I nabbed the idea that everything you want is in the unknown from a podcast hosted by Rachel Hollis. To give you a bit of a background, she’s dragged herself up from nothing to become wildly successful. Although my aspirations as a freelance copywriter are different from hers, I find her podcast content pretty inspiring.
Reflecting on the thought that everything we all want is in the unknown is designed to help us overcome our fears of success. I don’t think many of us fear becoming successful, but we do fear the process that takes us from now to getting what we want. This was something that held me back from starting to pursue my PPL, because aside from working as a flight attendant, aviation is incredibly new to me.

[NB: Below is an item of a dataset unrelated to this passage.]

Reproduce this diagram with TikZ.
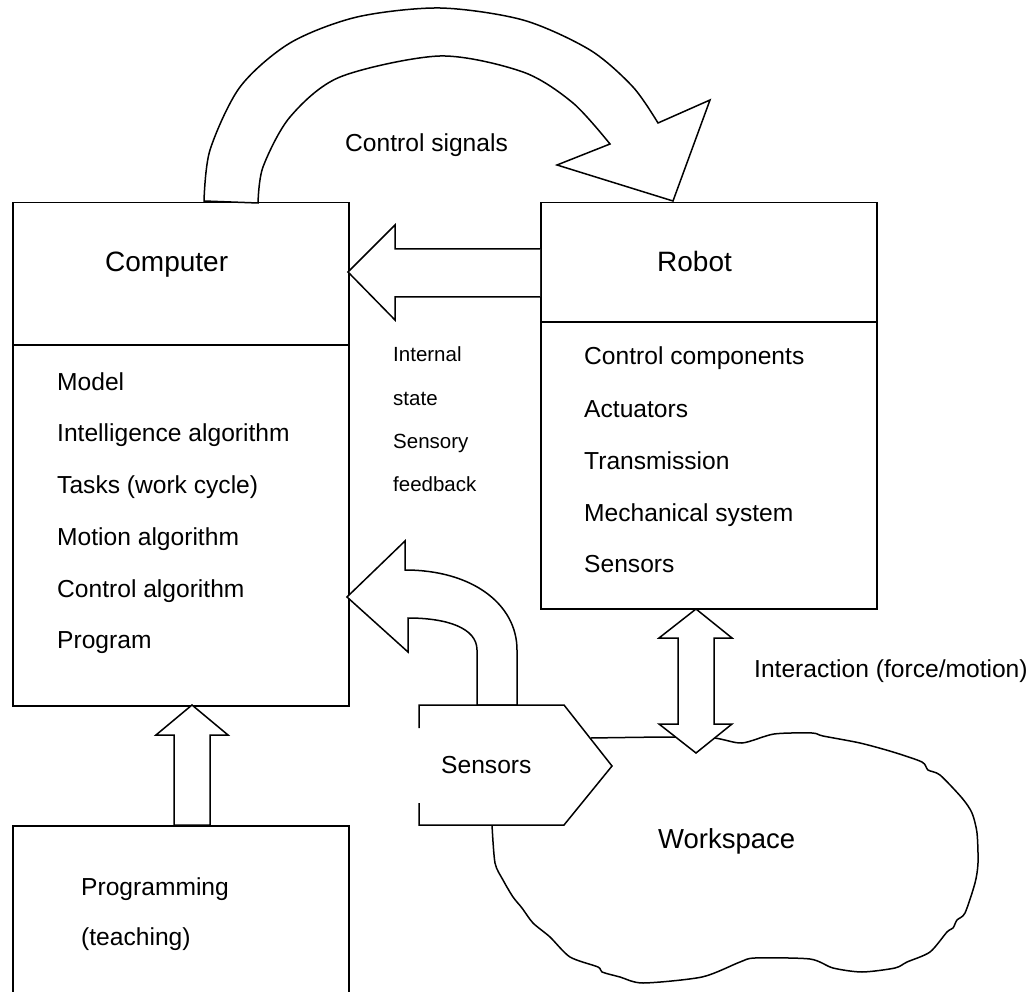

Working past your fear of the unknown
At its most extreme, fear of the unknown is called Xenophobia. Xenophobia involves an extreme fear of people and situations you’re unfamiliar with. It leaves you unable to exit your comfort zone, resulting in a lack of growth. Of course, what most of us associate with the term is an overwhelming fear of foreign persons. That’s not what we’re discussing here.
When you fear doing something, question why that thing is making you feel afraid. Is it because you’re worried you’ll fall flat on your face and embarrass yourself? Or, perhaps it’s because you’re worried you’ll realise something doesn’t live up to your expectations? Whatever the reason is, unearth it.
Once you’ve identified one or more reasons, start asking what is the worst that would happen if that thing did happen. For example, let’s say you are worried about embarrassing yourself, you can question what will happen if you feel embarrassed. Then, take your efforts further and question what will happen if someone tells you you’re embarrassing. Will you be in any pain? Does that person really matter? Will the world end?
Upon arriving at your worst case scenario, just ‘what if?’ and ‘so what?’ the hell out of it until you have nowhere else to go. Usually, this results in you feeling more comfortable with pushing against your fears.
Make a note of all the times you did something scary and it was okay
I doubt that many of us would have progressed to our current states had we not tried anything scary from time to time. For example, as silly as this may seem to some people, I was utterly terrified of trying to be a flight attendant. I loved being on planes, but they all seemed like well-preened ethereal creatures to me. As anyone who actually knows me will tell you, I do not fit into that box.
Not only was it okay when I did try, get rejected, and then subsequently find an airline I loved, I blossomed. My confidence skyrocketed, I created memories to last a lifetime, and I generated a fresh sense of enthusiasm for learning how to fly.
Whenever you’re wondering whether you have the gumption for something, create a list of all the scary things you tried. Then, write down how it turned out. Focus on how it was okay, because in the vast majority of cases, things usually are.
Imagine your best case scenario
One of my favourite approaches to meditation quite literally involves just sitting down and fantasising. I reflect on the best case scenarios that are involved in me stepping into the unknown and picturing where I want to be.
To me, this allows me to remain focused on my goals. When I’m working on some of my more boring projects as a freelance copywriter (and yes, they do exist) it helps me keep my goals in sight. Although it’s always wise to enjoy the journey and not place too much value on the destination, it never hurts to keep your goals in sight.
If you have ways of working past your fears and stepping into the unknown, I would love to read about them.